> **Written instruction**:
Reproduce the material word for word; the images stay out.

# START OF Exercise inputs

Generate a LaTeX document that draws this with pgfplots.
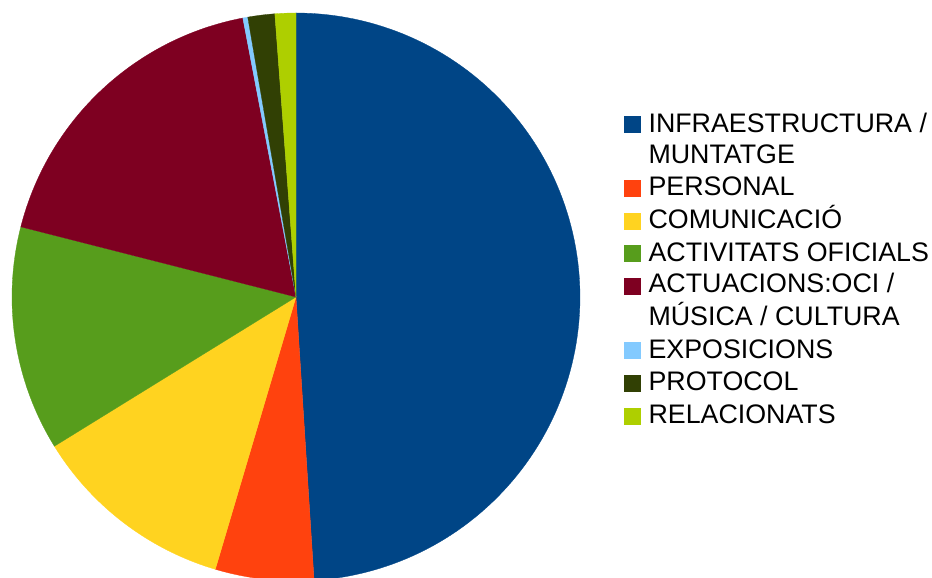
\documentclass[border=0pt]{standalone}
\usepackage{fontspec}
\setmainfont{Liberation Sans}
\usepackage{pgfplots}
\usepackage{pgfplotstable}
\pgfplotsset{compat=1.18}
\definecolor{cInfra}{HTML}{004586}
\definecolor{cPers}{HTML}{FF420E}
\definecolor{cCom}{HTML}{FFD320}
\definecolor{cAct}{HTML}{579D1C}
\definecolor{cOci}{HTML}{7E0021}
\definecolor{cExp}{HTML}{83CAFF}
\definecolor{cProt}{HTML}{314004}
\definecolor{cRel}{HTML}{AECF00}
\pgfplotstableread{
category value
Infraestructura 48.99
Personal 5.60
Comunicacio 11.61
Activitats 12.78
Actuacions 18.03
Exposicions 0.28
Protocol 1.53
Relacionats 1.19
}\piedata
\newcommand\pieslice[3][]{%
  \edef\doslice{\noexpand\addplot[fill=#3, draw=#3, line width=0.3pt, domain=\csname pieS#2\endcsname:\csname pieE#2\endcsname, samples=120, variable=\noexpand\t, #1] ({296+284*sin(\noexpand\t)},{281+284*cos(\noexpand\t)}) -- (axis cs:296,281) -- cycle;}%
  \doslice}
\newcommand\lstrut{\vrule height 21.7pt depth 9.3pt width 0pt\relax}
\newcommand\oneline[1]{\lstrut #1}
\newcommand\twolines[2]{\begin{tabular}[b]{@{}l@{}}\lstrut #1\\\lstrut #2\end{tabular}}
\begin{document}
\begin{tikzpicture}
\gdef\pietotal{0}%
\pgfplotsforeachungrouped \i in {0,...,7}{%
  \pgfplotstablegetelem{\i}{value}\of\piedata
  \pgfmathsetmacro\tmp{\pietotal+\pgfplotsretval}%
  \xdef\pietotal{\tmp}}%
\gdef\piecum{0}%
\pgfplotsforeachungrouped \i in {0,...,7}{%
  \pgfplotstablegetelem{\i}{value}\of\piedata
  \pgfmathsetmacro\tmp{\piecum+(\pgfplotsretval/\pietotal)*360}%
  \expandafter\xdef\csname pieS\i\endcsname{\piecum}%
  \expandafter\xdef\csname pieE\i\endcsname{\tmp}%
  \xdef\piecum{\tmp}}%
\begin{axis}[
  width=932pt, height=578pt, scale only axis,
  xmin=0, xmax=932, ymin=0, ymax=578,
  hide axis, clip=true,
  legend image code/.code={\fill[#1] (0pt,-0.2pt) rectangle (16pt,15.8pt);},
  legend style={at={(0.6698,0.8126)}, anchor=north west, draw=none, fill=none,
    inner sep=0pt, outer sep=0pt, row sep=5.6pt, column sep=6pt,
    font=\fontsize{26.8}{31}\selectfont,
    cells={anchor=base west, inner sep=0pt, text height=21.7pt, text depth=9.3pt}},
]
\pieslice[legend image post style={yshift=31pt}]{0}{cInfra}
\addlegendentry[text height=52.7pt]{\twolines{INFRAESTRUCTURA /}{MUNTATGE}}
\pieslice{1}{cPers}
\addlegendentry{\oneline{PERSONAL}}
\pieslice{2}{cCom}
\addlegendentry{\oneline{COMUNICACIÓ}}
\pieslice{3}{cAct}
\addlegendentry{\oneline{ACTIVITATS OFICIALS}}
\pieslice[legend image post style={yshift=31pt}]{4}{cOci}
\addlegendentry[text height=52.7pt]{\twolines{ACTUACIONS:OCI /}{MÚSICA / CULTURA}}
\pieslice{5}{cExp}
\addlegendentry{\oneline{EXPOSICIONS}}
\pieslice{6}{cProt}
\addlegendentry{\oneline{PROTOCOL}}
\pieslice{7}{cRel}
\addlegendentry{\oneline{RELACIONATS}}
\end{axis}
\pgfresetboundingbox
\path (0,0) rectangle (932pt,578pt);
\end{tikzpicture}
\end{document}
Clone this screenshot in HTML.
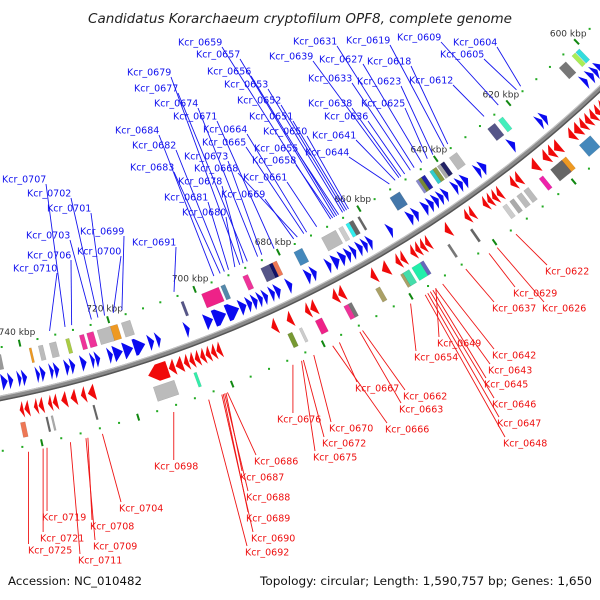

# END OF Exercise inputs

> **Output of the exercise**:
Generate a LaTeX document that draws this with pgfplots.
\documentclass[border=0pt]{standalone}
\usepackage{fontspec}
\setmainfont{Liberation Sans}
\usepackage{pgfplots}
\usepackage{pgfplotstable}
\pgfplotsset{compat=1.18}
\definecolor{cInfra}{HTML}{004586}
\definecolor{cPers}{HTML}{FF420E}
\definecolor{cCom}{HTML}{FFD320}
\definecolor{cAct}{HTML}{579D1C}
\definecolor{cOci}{HTML}{7E0021}
\definecolor{cExp}{HTML}{83CAFF}
\definecolor{cProt}{HTML}{314004}
\definecolor{cRel}{HTML}{AECF00}
\pgfplotstableread{
category value
Infraestructura 48.99
Personal 5.60
Comunicacio 11.61
Activitats 12.78
Actuacions 18.03
Exposicions 0.28
Protocol 1.53
Relacionats 1.19
}\piedata
\newcommand\pieslice[3][]{%
  \edef\doslice{\noexpand\addplot[fill=#3, draw=#3, line width=0.3pt, domain=\csname pieS#2\endcsname:\csname pieE#2\endcsname, samples=120, variable=\noexpand\t, #1] ({296+284*sin(\noexpand\t)},{281+284*cos(\noexpand\t)}) -- (axis cs:296,281) -- cycle;}%
  \doslice}
\newcommand\lstrut{\vrule height 21.7pt depth 9.3pt width 0pt\relax}
\newcommand\oneline[1]{\lstrut #1}
\newcommand\twolines[2]{\begin{tabular}[b]{@{}l@{}}\lstrut #1\\\lstrut #2\end{tabular}}
\begin{document}
\begin{tikzpicture}
\gdef\pietotal{0}%
\pgfplotsforeachungrouped \i in {0,...,7}{%
  \pgfplotstablegetelem{\i}{value}\of\piedata
  \pgfmathsetmacro\tmp{\pietotal+\pgfplotsretval}%
  \xdef\pietotal{\tmp}}%
\gdef\piecum{0}%
\pgfplotsforeachungrouped \i in {0,...,7}{%
  \pgfplotstablegetelem{\i}{value}\of\piedata
  \pgfmathsetmacro\tmp{\piecum+(\pgfplotsretval/\pietotal)*360}%
  \expandafter\xdef\csname pieS\i\endcsname{\piecum}%
  \expandafter\xdef\csname pieE\i\endcsname{\tmp}%
  \xdef\piecum{\tmp}}%
\begin{axis}[
  width=932pt, height=578pt, scale only axis,
  xmin=0, xmax=932, ymin=0, ymax=578,
  hide axis, clip=true,
  legend image code/.code={\fill[#1] (0pt,-0.2pt) rectangle (16pt,15.8pt);},
  legend style={at={(0.6698,0.8126)}, anchor=north west, draw=none, fill=none,
    inner sep=0pt, outer sep=0pt, row sep=5.6pt, column sep=6pt,
    font=\fontsize{26.8}{31}\selectfont,
    cells={anchor=base west, inner sep=0pt, text height=21.7pt, text depth=9.3pt}},
]
\pieslice[legend image post style={yshift=31pt}]{0}{cInfra}
\addlegendentry[text height=52.7pt]{\twolines{INFRAESTRUCTURA /}{MUNTATGE}}
\pieslice{1}{cPers}
\addlegendentry{\oneline{PERSONAL}}
\pieslice{2}{cCom}
\addlegendentry{\oneline{COMUNICACIÓ}}
\pieslice{3}{cAct}
\addlegendentry{\oneline{ACTIVITATS OFICIALS}}
\pieslice[legend image post style={yshift=31pt}]{4}{cOci}
\addlegendentry[text height=52.7pt]{\twolines{ACTUACIONS:OCI /}{MÚSICA / CULTURA}}
\pieslice{5}{cExp}
\addlegendentry{\oneline{EXPOSICIONS}}
\pieslice{6}{cProt}
\addlegendentry{\oneline{PROTOCOL}}
\pieslice{7}{cRel}
\addlegendentry{\oneline{RELACIONATS}}
\end{axis}
\pgfresetboundingbox
\path (0,0) rectangle (932pt,578pt);
\end{tikzpicture}
\end{document}
Clone this screenshot in HTML.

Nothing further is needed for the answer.